The U.S. Navy has honored Japanese-American teachers who contributed to the U.S. wartime victory in the Pacific. A ceremony was held earlier this month at Pomona College, near Los Angeles.
The director of U.S. naval intelligence presented the group with public service awards for their work as language instructors 60 years ago.
"At the very beginning of the war, both the Navy and Army discovered that there was almost no one in the country, particularly in the armed services, who knew Japanese," said Frank Gibney, the president of the Pacific Basin Institute at Pomona College, which hosted the ceremony. "So they started a desperate talent search to set up schools for learning the language for intelligence purposes."
Many Japanese Americans who spoke the language well had been put in internment camps, an act for which U.S. officials have since apologized.
In early 1942, some internees volunteered to go to Boulder, Colorado, to teach in the Navy language school. Mr. Gibney arrived as a student later that year.
More than 1,000 students finished the program. Mr. Gibney was one of them. "After the school, we went mostly out to the Pacific or Southwest Pacific and spent the war either interrogating prisoners or translating documents," he said. "And it was an effort of great value to the war effort and to American intelligence."
Mr. Gibney first worked at the Pearl Harbor naval base in Hawaii, and later traveled with U.S. forces to places like Okinawa, where he questioned prisoners.
Some graduates of the Navy language school went on to become important Japan scholars, like Mr. Gibney at Pomona College and Theodore deBary and Donald Keene at Columbia University. Other graduates taught Asian studies at Harvard, Yale, Princeton, and the University of California, Berkeley.
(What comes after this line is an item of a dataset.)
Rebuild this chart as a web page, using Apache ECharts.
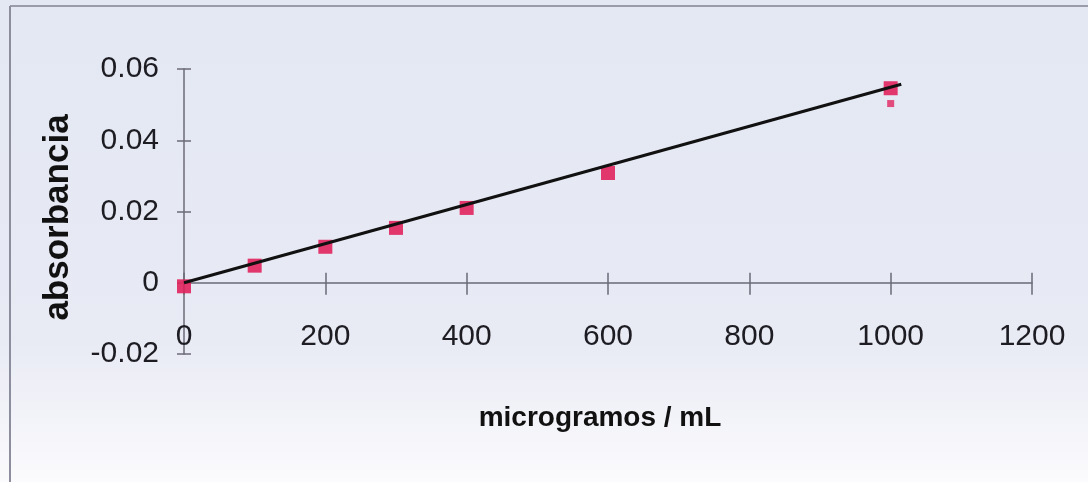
<!DOCTYPE html>
<html>
<head>
<meta charset="utf-8">
<script src="https://cdn.jsdelivr.net/npm/echarts@6/dist/echarts.min.js"></script>
<style>
html,body{margin:0;padding:0;background:#fff;}
#chart{width:1088px;height:482px;}
</style>
</head>
<body>
<div id="chart"></div>
<script>
// Data
const concentrations = [0, 100, 200, 300, 400, 600, 1000];
const absorbances = [-0.001, 0.0048, 0.0101, 0.0154, 0.021, 0.0308, 0.0546];
const extraX = [1000];
const extraY = [0.0503];
const trendX = [0, 1015];
const trendY = [0, 0.0557];
const xTicks = [0, 200, 400, 600, 800, 1000, 1200];
const yTicks = [-0.02, 0, 0.02, 0.04, 0.06];
const xTitle = 'microgramos / mL';
const yTitle = 'absorbancia';

const regular = '"Liberation Sans", Arial, sans-serif';

const chart = echarts.init(document.getElementById('chart'));
const axisColor = '#6b6b78';
const grid = {left: 184, right: 56, top: 69, bottom: 128, containLabel: false, outerBoundsMode: 'none'};

function yFmt(v) {
  const r = Math.round(v * 100) / 100;
  return r === 0 ? '0' : r.toFixed(2);
}

chart.setOption({
  backgroundColor: {
    type: 'linear', x: 0, y: 0, x2: 0, y2: 1,
    colorStops: [
      {offset: 0, color: '#e3e8f3'},
      {offset: 0.7, color: '#e8eaf4'},
      {offset: 1, color: '#fbfbfd'}
    ]
  },
  animation: false,
  graphic: [
    {type: 'line', shape: {x1: 10, y1: 6, x2: 1088, y2: 6}, style: {stroke: '#9a9cab', lineWidth: 2}},
    {type: 'line', shape: {x1: 10, y1: 6, x2: 10, y2: 482}, style: {stroke: '#8c8e9e', lineWidth: 2}}
  ],
  grid: grid,
  xAxis: [{
    type: 'value', min: 0, max: 1200, interval: 200,
    axisLine: {show: true, onZero: true, lineStyle: {color: axisColor, width: 1.5}},
    axisTick: {show: true, inside: false, length: 12, lineStyle: {color: axisColor, width: 1.5}},
    axisLabel: {margin: -32, color: '#1c1c22', fontFamily: regular, fontSize: 30,
      customValues: xTicks, formatter: v => String(v)},
    splitLine: {show: false},
    name: xTitle, nameLocation: 'middle', nameGap: 50,
    nameTextStyle: {fontFamily: regular, fontWeight: 'bold', fontSize: 28, color: '#111', padding: [0, 16, 0, 0]}
  }, {
    type: 'value', min: 0, max: 1200, interval: 200, position: 'bottom',
    axisLine: {show: false, onZero: true},
    axisTick: {show: true, inside: true, length: 10, lineStyle: {color: axisColor, width: 1.5}},
    axisLabel: {show: false}, splitLine: {show: false}
  }],
  yAxis: [{
    type: 'value', min: -0.02, max: 0.06, interval: 0.02,
    axisLine: {show: true, onZero: false, lineStyle: {color: axisColor, width: 1.5}},
    axisTick: {show: true, length: 7, lineStyle: {color: axisColor, width: 1.5}},
    axisLabel: {margin: 25, color: '#1c1c22', fontFamily: regular, fontSize: 30,
      customValues: yTicks, formatter: yFmt},
    splitLine: {show: false},
    name: yTitle, nameLocation: 'middle', nameGap: 108, nameRotate: 90,
    nameTextStyle: {fontFamily: regular, fontWeight: 'bold', fontSize: 35, color: '#111', padding: [0, 12, 0, 0]}
  }, {
    type: 'value', min: -0.02, max: 0.06, interval: 0.02, position: 'left',
    axisLine: {show: false, onZero: false},
    axisTick: {show: true, inside: true, length: 7, lineStyle: {color: axisColor, width: 1.5}},
    axisLabel: {show: false}, splitLine: {show: false}
  }],
  series: [{
    type: 'line', xAxisIndex: 0, yAxisIndex: 0,
    data: trendX.map((x, i) => [x, trendY[i]]),
    symbol: 'none', lineStyle: {color: '#111', width: 3}, z: 3
  }, {
    type: 'scatter', xAxisIndex: 0, yAxisIndex: 0,
    data: concentrations.map((x, i) => [x, absorbances[i]]),
    symbol: 'rect', symbolSize: 14, itemStyle: {color: '#e0245e', opacity: 0.9}, z: 2
  }, {
    type: 'scatter', xAxisIndex: 0, yAxisIndex: 0,
    data: extraX.map((x, i) => [x, extraY[i]]),
    symbol: 'rect', symbolSize: 7, itemStyle: {color: '#e0245e', opacity: 0.8}, z: 2
  }]
});
</script>
</body>
</html>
Pedro Loureiro, curator of the Pacific Basin Institute at Pomona College, says most people recall the savagery of the Pacific war.
"They talk about the mutual hate," he explained. "But if we look at the case of the Navy Japanese language school, we see that these students, who learned under these Japanese and Japanese-Americans, actually change their view. It was no longer that dehumanized, demonized enemy that they were taught to hate. They saw them as fellow human beings."
And many students came to admire Japanese history and culture.
More than 140 Japanese instructors taught at the Navy school. As is traditional in Japan, they were respectfully called sensei, the Japanese term for "teacher." Twelve of the 23 surviving sensei were in Pomona for the ceremony, along with 170 family members representing the others.
The honor come after former students and U.S. Defense officials realize that the U.S. government had never formerly thanked the former teachers.
The youngest of the survivors is 89-years-old. The oldest is 97, and is living in San Francisco.